Quels que soient nos résultats, les élections terminées, il y aura de bonnes âmes, y compris parmi vous, pour nous expliquer qu'en nous alliant avec Pierre, Paul, Jacques, ou Jean-Luc, nous aurions pu récolter un meilleur résultat et que nous nous sommes condamnés à n'être qu'une candidature de témoignage. De toute façon, je ne récuse pas le mot. Mais je vous signale qu'à part celui qui sera élu, tous les autres candidats n'auront été que des candidatures de témoignage !

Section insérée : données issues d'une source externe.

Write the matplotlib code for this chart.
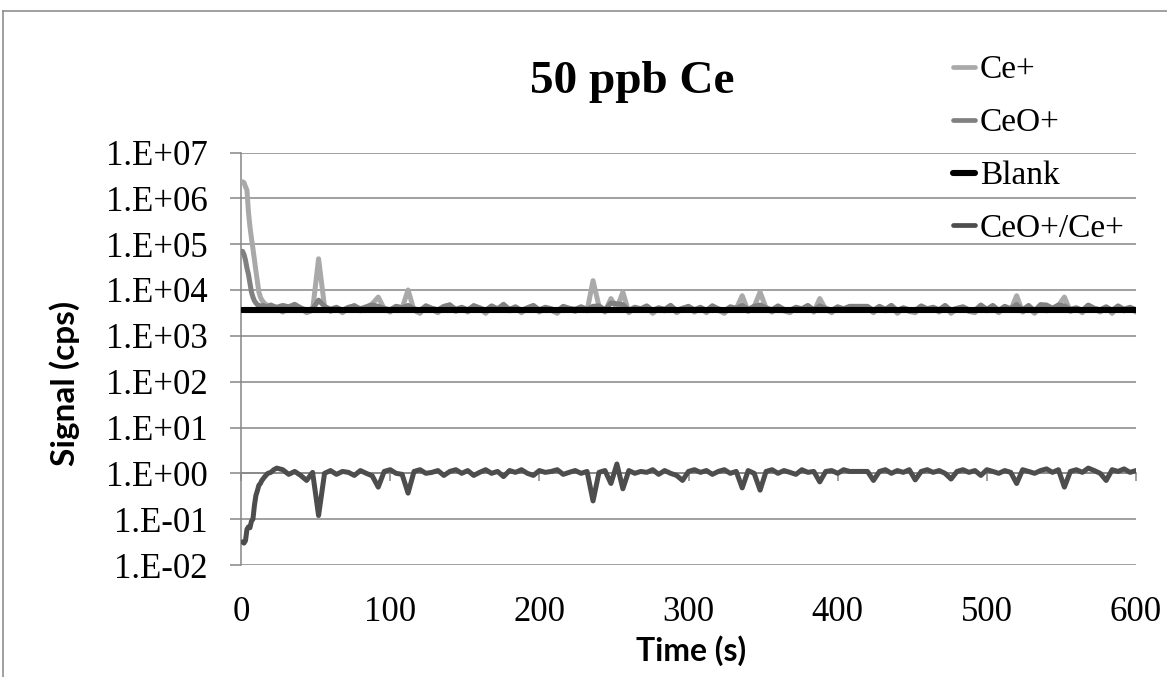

Alors, nous nous présenterons sur la base de ces idées qui sont les nôtres non seulement parce qu'elles nous semblent justes du point de vue des intérêts des exploités, mais aussi pour permettre à l'électorat populaire de ne pas se laisser enfermer dans le choix entre un président de la République de droite qui mènera la politique du grand patronat et un(e) président(e) de gauche qui en fera autant.

Un programme de lutte !

Et puis, de toute façon, une fois l'élection passée, les problèmes resteront entiers. Personne ne peut avoir la stupidité de croire que l'élection présidentielle infléchira la crise économique. Avec la poursuite et peut-être l'aggravation de la crise, les attaques de la classe possédante contre les exploités s'aggraveront. L'explosion sociale est inévitable, elle est nécessaire. Pour que ces luttes ne soient pas détournées sur des voies de garage, il est indispensable pour les travailleurs d'engager la lutte avec la conscience la plus claire possible de leurs intérêts, avec donc un programme de lutte.

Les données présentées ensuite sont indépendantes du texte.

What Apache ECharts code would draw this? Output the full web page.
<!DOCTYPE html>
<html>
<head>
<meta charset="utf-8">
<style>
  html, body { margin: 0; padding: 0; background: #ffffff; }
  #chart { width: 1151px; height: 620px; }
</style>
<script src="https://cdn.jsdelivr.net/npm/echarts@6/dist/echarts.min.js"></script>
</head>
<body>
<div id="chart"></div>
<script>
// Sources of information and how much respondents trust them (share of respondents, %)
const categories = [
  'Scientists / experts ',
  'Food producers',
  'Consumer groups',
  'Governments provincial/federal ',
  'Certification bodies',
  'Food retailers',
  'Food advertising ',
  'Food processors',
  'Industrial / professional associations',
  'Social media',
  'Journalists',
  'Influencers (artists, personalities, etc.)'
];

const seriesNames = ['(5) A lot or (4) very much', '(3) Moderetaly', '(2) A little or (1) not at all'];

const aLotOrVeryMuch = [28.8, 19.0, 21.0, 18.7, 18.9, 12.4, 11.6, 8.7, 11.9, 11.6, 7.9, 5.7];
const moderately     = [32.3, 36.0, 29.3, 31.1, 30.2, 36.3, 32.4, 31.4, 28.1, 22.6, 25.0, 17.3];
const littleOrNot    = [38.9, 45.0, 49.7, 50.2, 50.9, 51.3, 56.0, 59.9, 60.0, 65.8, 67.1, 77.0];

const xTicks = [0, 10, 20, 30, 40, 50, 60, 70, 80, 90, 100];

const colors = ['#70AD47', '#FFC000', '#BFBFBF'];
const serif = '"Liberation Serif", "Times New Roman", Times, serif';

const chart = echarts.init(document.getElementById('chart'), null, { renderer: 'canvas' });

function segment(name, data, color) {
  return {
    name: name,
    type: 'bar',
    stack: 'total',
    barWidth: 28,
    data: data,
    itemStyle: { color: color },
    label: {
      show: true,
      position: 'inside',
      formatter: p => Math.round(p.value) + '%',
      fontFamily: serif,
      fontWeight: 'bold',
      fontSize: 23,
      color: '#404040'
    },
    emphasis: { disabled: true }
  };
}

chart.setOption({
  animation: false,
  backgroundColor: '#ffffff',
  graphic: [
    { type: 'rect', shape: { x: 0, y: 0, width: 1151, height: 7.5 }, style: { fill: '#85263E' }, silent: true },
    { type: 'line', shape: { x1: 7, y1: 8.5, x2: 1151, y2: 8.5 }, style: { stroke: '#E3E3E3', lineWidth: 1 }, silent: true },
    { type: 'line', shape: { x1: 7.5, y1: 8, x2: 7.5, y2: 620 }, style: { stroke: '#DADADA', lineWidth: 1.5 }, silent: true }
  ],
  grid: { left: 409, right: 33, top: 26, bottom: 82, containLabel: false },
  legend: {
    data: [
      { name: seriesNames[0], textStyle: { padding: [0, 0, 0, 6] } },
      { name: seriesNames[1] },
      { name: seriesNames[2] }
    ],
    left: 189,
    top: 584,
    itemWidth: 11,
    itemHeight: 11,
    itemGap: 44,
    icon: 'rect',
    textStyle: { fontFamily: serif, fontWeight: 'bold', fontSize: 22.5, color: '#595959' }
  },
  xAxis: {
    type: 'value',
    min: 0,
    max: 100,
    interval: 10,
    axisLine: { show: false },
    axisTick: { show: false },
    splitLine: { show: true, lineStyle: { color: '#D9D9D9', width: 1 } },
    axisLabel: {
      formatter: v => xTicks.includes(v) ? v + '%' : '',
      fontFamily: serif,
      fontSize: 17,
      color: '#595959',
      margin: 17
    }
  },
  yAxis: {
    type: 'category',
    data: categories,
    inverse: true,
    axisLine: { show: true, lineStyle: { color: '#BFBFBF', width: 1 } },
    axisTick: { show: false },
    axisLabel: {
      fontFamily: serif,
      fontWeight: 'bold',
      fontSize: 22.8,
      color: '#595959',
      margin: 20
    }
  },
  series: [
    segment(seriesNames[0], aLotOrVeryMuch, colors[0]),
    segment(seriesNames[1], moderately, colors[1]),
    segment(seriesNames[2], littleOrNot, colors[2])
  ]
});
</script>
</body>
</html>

Les objectifs que je viens d'énumérer constituent les grandes lignes de ce programme. Mes camarades le défendent autour d'eux, jour après jour, sur le terrain, en particulier dans les entreprises. C'est ce programme que je défendrai pendant la campagne. Il ne pourra se réaliser par aucun déplacement de voix dans les urnes. Mais si l'élection présidentielle contribue à le faire connaître plus largement et à le populariser, ce sera un pas considérable pour préparer la suite qui se déroulera là où les changements importants se décident : dans les entreprises, dans la rue et, en tout cas, dans la lutte.